酒の肴に野球の記録BACK NUMBER
カープの「締めの男」は中崎翔太だ。
江夏、大野、津田、永川と続く系譜。
text by
広尾晃Kou Hiroo
photograph byKyodo News
posted2018/08/29 11:30
捕手の會澤翼(左)とともにガッツポーズする中崎翔太。広島の名だたるクローザーの系譜の一因となりつつある。
サファテ、ミコライオから中崎。
昨年、ソフトバンクでNPB記録の54セーブをマークし、MVPに輝いたデニス・サファテは広島で日本でのキャリアをスタートさせた。サファテはMLBでは0セーブ。全く実績はなかったが、広島で35セーブを挙げ、日本で投げる手ごたえをつかんだのだ。最強のクローザー、サファテは広島が出発点だったのだ。

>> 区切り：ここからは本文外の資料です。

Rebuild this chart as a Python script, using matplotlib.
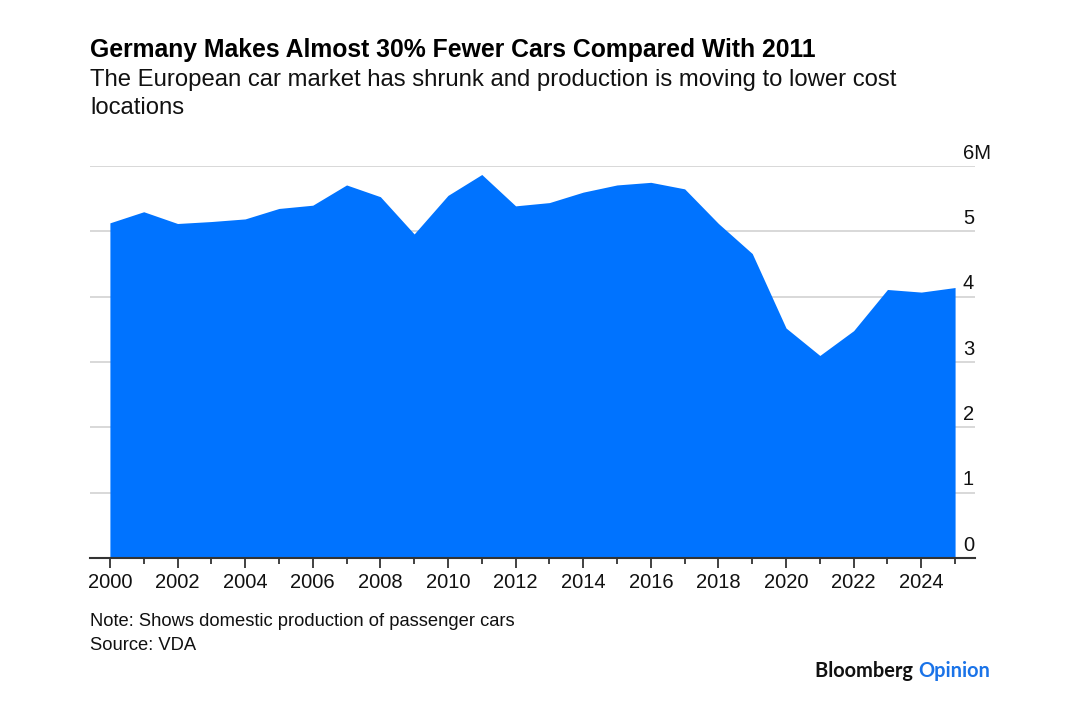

サファテの後はミコライオがクローザーになり、中崎翔太へとつながる。
中崎も順風満帆ではない。昨年は不振に陥り、今村猛に一時期クローザーの地位を明け渡した。
クローザーは消耗が激しい。いつ潰れてもおかしくない過酷な環境で投げている。文字通り命を削って投げた記録だといえるだろう。
ことほどさように広島のクローザーは、山あり谷ありの物語で彩られている。カープファンにとって、歴代のクローザーを指を追って数えるだけで、格好の酒の肴になるのではないか。
最近の広島には“ほのぼの系”の選手が多い。
大瀬良大地、一岡竜司、今村猛の「カピバラ三兄弟」とともに、中崎翔太も「中崎パンダ」と呼ばれる、ほのぼのキャラではある。
しかし彼が担う責務は重たい。広島のリーグ3連覇が動かない中、中崎翔太が最多セーブのタイトルをとれば、晴れて「広島の締めの男」の系譜に名を連ねることになるだろう。